Wali Kota Jakarta Barat Anas Effendi mengatakan, banjir tahun ini lebih merata dibandingkan dengan tahun lalu. Menurut Anas, hari Senin ada tiga pompa air yang tak berfungsi karena listrik padam. Ketiga pompa air itu berada di Jalan Kyai Tapa, Kapuk, dan Kembangan.
Di wilayah Sunter, Jakarta Utara, banjir masih merendam permukiman dan jalan di wilayah ini. Air limpasan dari Danau Sunter bahkan terlihat masih seperti kondisi sehari sebelumnya.
Koordinator Rumah Pompa Sunter Selatan Romdhoni mengatakan, air tidak dapat dibuang karena Kali Sentiong sudah penuh.
Kepala Suku Dinas Tata Air Jakarta Utara Kasna menyebutkan, hujan yang masih turun pada Selasa pagi menyebabkan air terus meninggi. Sementara kali dan saluran air tak lagi sanggup menampung volume air.
Sejumlah lokasi langganan banjir di Jakarta Selatan juga masih tergenang air seperti pada tahun-tahun sebelumnya. Salah satu lokasi tersebut adalah Kompleks Departemen Luar Negeri (Deplu) di Kelurahan Bintaro.
Ratusan rumah warga di lokasi tersebut tergenang banjir setinggi 20-60 sentimeter.

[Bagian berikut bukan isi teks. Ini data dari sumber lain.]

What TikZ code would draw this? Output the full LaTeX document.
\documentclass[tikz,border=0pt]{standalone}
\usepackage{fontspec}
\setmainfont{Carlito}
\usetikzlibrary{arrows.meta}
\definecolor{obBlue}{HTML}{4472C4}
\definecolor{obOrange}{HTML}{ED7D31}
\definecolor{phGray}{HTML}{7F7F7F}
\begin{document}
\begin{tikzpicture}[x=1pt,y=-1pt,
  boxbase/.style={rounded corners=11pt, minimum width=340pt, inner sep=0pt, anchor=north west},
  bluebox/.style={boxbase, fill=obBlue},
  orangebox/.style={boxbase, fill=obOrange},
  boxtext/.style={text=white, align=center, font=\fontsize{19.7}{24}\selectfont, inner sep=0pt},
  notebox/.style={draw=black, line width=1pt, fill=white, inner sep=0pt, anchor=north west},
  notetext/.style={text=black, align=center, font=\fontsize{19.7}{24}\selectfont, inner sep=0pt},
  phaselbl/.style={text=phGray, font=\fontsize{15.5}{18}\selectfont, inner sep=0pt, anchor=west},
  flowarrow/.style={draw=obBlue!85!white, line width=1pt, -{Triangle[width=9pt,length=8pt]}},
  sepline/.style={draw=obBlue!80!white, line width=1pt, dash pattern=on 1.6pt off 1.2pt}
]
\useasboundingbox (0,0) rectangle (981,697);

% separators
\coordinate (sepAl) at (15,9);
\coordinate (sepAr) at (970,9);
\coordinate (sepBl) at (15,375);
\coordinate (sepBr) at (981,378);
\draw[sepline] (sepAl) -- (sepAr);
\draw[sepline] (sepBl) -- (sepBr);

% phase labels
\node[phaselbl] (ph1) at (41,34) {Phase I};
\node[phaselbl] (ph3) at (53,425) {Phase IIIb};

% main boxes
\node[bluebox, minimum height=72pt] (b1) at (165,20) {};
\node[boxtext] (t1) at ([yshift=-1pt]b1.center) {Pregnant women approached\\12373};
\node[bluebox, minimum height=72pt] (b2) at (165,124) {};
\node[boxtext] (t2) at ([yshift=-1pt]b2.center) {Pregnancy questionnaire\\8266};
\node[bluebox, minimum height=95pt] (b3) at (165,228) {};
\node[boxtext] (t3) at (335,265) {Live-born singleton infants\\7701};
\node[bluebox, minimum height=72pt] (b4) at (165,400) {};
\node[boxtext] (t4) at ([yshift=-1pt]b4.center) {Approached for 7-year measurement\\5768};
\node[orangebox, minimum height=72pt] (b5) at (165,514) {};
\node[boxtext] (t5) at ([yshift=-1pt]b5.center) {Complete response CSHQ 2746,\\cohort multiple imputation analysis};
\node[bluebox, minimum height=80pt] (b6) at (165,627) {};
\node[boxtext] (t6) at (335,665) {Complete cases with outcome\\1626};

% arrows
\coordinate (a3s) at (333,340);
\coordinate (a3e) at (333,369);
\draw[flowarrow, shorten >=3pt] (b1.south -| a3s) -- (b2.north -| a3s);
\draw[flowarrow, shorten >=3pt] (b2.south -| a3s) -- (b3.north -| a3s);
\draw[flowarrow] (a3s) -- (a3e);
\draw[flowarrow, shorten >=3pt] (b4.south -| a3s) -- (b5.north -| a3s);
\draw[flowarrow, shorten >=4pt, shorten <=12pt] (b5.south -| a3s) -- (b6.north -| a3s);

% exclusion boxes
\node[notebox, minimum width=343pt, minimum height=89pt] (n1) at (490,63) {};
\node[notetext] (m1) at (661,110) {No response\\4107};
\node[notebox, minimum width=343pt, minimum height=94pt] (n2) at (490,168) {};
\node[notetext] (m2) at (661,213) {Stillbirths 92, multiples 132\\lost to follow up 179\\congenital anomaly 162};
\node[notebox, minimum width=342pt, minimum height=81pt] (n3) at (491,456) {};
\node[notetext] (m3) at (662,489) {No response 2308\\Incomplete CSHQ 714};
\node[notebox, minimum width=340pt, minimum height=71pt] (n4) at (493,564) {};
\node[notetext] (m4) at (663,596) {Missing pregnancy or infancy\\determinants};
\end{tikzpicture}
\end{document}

Genangan berasal dari luapan Sungai Pesanggrahan yang terletak tak jauh dari kompleks perumahan.
Menurut Gempur Rusbianto (56), warga kompleks tersebut, banjir di wilayah itu rutin terjadi sejak tahun 1976. Hingga sekarang, tidak ada perubahan berarti terkait banjir di wilayah itu.
”Yang ada, kondisi banjir justru bertambah parah karena air kotor dan berwarna coklat,” kata pria yang sudah tinggal di Kompleks Deplu lebih dari 40 tahun itu.